> **SUPPLIED ENTRIES**
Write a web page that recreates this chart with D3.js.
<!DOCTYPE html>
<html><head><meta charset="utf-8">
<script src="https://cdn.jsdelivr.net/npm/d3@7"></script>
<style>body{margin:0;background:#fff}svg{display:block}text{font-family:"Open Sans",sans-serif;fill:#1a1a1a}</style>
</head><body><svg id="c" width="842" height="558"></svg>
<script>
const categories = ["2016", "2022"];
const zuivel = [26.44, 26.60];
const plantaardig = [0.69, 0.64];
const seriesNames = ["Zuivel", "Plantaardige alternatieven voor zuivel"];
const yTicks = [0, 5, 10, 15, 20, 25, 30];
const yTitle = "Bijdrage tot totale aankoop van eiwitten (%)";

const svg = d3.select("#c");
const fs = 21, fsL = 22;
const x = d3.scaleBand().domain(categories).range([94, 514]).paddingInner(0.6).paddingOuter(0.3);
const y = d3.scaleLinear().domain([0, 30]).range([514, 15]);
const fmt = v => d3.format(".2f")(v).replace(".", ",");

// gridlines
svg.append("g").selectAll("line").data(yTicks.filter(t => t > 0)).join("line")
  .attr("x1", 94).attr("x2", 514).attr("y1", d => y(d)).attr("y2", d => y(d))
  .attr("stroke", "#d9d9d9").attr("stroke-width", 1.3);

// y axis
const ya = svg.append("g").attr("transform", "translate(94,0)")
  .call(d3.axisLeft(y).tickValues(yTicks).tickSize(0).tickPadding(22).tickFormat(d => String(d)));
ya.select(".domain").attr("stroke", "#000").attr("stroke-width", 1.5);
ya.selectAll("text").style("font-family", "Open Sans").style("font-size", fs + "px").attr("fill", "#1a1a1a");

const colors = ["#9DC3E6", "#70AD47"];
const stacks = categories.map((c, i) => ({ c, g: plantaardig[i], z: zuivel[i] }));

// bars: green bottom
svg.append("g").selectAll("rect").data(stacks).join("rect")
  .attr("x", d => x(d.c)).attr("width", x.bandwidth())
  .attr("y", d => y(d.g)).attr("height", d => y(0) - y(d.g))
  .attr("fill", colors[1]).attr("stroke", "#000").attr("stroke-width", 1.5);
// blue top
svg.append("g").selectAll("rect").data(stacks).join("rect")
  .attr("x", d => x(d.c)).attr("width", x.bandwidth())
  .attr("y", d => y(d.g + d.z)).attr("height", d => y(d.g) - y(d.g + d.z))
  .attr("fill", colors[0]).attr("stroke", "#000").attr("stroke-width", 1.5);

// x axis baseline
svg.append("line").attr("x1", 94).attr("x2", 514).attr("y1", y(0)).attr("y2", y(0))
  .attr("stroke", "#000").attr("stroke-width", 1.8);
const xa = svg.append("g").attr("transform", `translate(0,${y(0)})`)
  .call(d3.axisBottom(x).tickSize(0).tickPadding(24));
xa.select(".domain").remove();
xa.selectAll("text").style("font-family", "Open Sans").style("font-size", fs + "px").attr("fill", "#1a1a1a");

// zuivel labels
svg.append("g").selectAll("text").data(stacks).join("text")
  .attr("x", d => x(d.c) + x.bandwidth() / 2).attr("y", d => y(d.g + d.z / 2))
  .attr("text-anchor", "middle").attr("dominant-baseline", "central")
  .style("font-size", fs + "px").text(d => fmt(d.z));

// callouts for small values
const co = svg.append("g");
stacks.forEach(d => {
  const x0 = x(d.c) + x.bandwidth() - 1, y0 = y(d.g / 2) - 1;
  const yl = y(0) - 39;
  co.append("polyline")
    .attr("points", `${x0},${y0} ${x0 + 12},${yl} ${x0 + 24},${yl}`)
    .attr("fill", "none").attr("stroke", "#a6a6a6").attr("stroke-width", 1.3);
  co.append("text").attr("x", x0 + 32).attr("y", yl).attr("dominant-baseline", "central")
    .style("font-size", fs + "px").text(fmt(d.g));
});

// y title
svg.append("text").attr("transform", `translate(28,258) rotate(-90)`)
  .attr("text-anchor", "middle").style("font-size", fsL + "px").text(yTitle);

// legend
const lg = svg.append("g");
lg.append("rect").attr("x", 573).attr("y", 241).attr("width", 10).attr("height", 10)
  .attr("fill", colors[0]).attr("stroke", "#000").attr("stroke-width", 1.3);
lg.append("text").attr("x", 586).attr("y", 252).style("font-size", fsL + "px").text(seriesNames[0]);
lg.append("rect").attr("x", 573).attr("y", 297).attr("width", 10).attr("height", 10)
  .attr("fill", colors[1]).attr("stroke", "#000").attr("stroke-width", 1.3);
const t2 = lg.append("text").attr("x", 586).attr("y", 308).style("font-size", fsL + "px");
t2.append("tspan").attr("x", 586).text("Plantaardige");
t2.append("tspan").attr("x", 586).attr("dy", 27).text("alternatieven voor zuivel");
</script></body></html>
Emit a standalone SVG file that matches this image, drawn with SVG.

> **INSTRUCTIONS TO FOLLOW**
Retype the entries one by one, exactly.

> **CORRECT OUTPUT**
Write a web page that recreates this chart with D3.js.
<!DOCTYPE html>
<html><head><meta charset="utf-8">
<script src="https://cdn.jsdelivr.net/npm/d3@7"></script>
<style>body{margin:0;background:#fff}svg{display:block}text{font-family:"Open Sans",sans-serif;fill:#1a1a1a}</style>
</head><body><svg id="c" width="842" height="558"></svg>
<script>
const categories = ["2016", "2022"];
const zuivel = [26.44, 26.60];
const plantaardig = [0.69, 0.64];
const seriesNames = ["Zuivel", "Plantaardige alternatieven voor zuivel"];
const yTicks = [0, 5, 10, 15, 20, 25, 30];
const yTitle = "Bijdrage tot totale aankoop van eiwitten (%)";

const svg = d3.select("#c");
const fs = 21, fsL = 22;
const x = d3.scaleBand().domain(categories).range([94, 514]).paddingInner(0.6).paddingOuter(0.3);
const y = d3.scaleLinear().domain([0, 30]).range([514, 15]);
const fmt = v => d3.format(".2f")(v).replace(".", ",");

// gridlines
svg.append("g").selectAll("line").data(yTicks.filter(t => t > 0)).join("line")
  .attr("x1", 94).attr("x2", 514).attr("y1", d => y(d)).attr("y2", d => y(d))
  .attr("stroke", "#d9d9d9").attr("stroke-width", 1.3);

// y axis
const ya = svg.append("g").attr("transform", "translate(94,0)")
  .call(d3.axisLeft(y).tickValues(yTicks).tickSize(0).tickPadding(22).tickFormat(d => String(d)));
ya.select(".domain").attr("stroke", "#000").attr("stroke-width", 1.5);
ya.selectAll("text").style("font-family", "Open Sans").style("font-size", fs + "px").attr("fill", "#1a1a1a");

const colors = ["#9DC3E6", "#70AD47"];
const stacks = categories.map((c, i) => ({ c, g: plantaardig[i], z: zuivel[i] }));

// bars: green bottom
svg.append("g").selectAll("rect").data(stacks).join("rect")
  .attr("x", d => x(d.c)).attr("width", x.bandwidth())
  .attr("y", d => y(d.g)).attr("height", d => y(0) - y(d.g))
  .attr("fill", colors[1]).attr("stroke", "#000").attr("stroke-width", 1.5);
// blue top
svg.append("g").selectAll("rect").data(stacks).join("rect")
  .attr("x", d => x(d.c)).attr("width", x.bandwidth())
  .attr("y", d => y(d.g + d.z)).attr("height", d => y(d.g) - y(d.g + d.z))
  .attr("fill", colors[0]).attr("stroke", "#000").attr("stroke-width", 1.5);

// x axis baseline
svg.append("line").attr("x1", 94).attr("x2", 514).attr("y1", y(0)).attr("y2", y(0))
  .attr("stroke", "#000").attr("stroke-width", 1.8);
const xa = svg.append("g").attr("transform", `translate(0,${y(0)})`)
  .call(d3.axisBottom(x).tickSize(0).tickPadding(24));
xa.select(".domain").remove();
xa.selectAll("text").style("font-family", "Open Sans").style("font-size", fs + "px").attr("fill", "#1a1a1a");

// zuivel labels
svg.append("g").selectAll("text").data(stacks).join("text")
  .attr("x", d => x(d.c) + x.bandwidth() / 2).attr("y", d => y(d.g + d.z / 2))
  .attr("text-anchor", "middle").attr("dominant-baseline", "central")
  .style("font-size", fs + "px").text(d => fmt(d.z));

// callouts for small values
const co = svg.append("g");
stacks.forEach(d => {
  const x0 = x(d.c) + x.bandwidth() - 1, y0 = y(d.g / 2) - 1;
  const yl = y(0) - 39;
  co.append("polyline")
    .attr("points", `${x0},${y0} ${x0 + 12},${yl} ${x0 + 24},${yl}`)
    .attr("fill", "none").attr("stroke", "#a6a6a6").attr("stroke-width", 1.3);
  co.append("text").attr("x", x0 + 32).attr("y", yl).attr("dominant-baseline", "central")
    .style("font-size", fs + "px").text(fmt(d.g));
});

// y title
svg.append("text").attr("transform", `translate(28,258) rotate(-90)`)
  .attr("text-anchor", "middle").style("font-size", fsL + "px").text(yTitle);

// legend
const lg = svg.append("g");
lg.append("rect").attr("x", 573).attr("y", 241).attr("width", 10).attr("height", 10)
  .attr("fill", colors[0]).attr("stroke", "#000").attr("stroke-width", 1.3);
lg.append("text").attr("x", 586).attr("y", 252).style("font-size", fsL + "px").text(seriesNames[0]);
lg.append("rect").attr("x", 573).attr("y", 297).attr("width", 10).attr("height", 10)
  .attr("fill", colors[1]).attr("stroke", "#000").attr("stroke-width", 1.3);
const t2 = lg.append("text").attr("x", 586).attr("y", 308).style("font-size", fsL + "px");
t2.append("tspan").attr("x", 586).text("Plantaardige");
t2.append("tspan").attr("x", 586).attr("dy", 27).text("alternatieven voor zuivel");
</script></body></html>
Emit a standalone SVG file that matches this image, drawn with SVG.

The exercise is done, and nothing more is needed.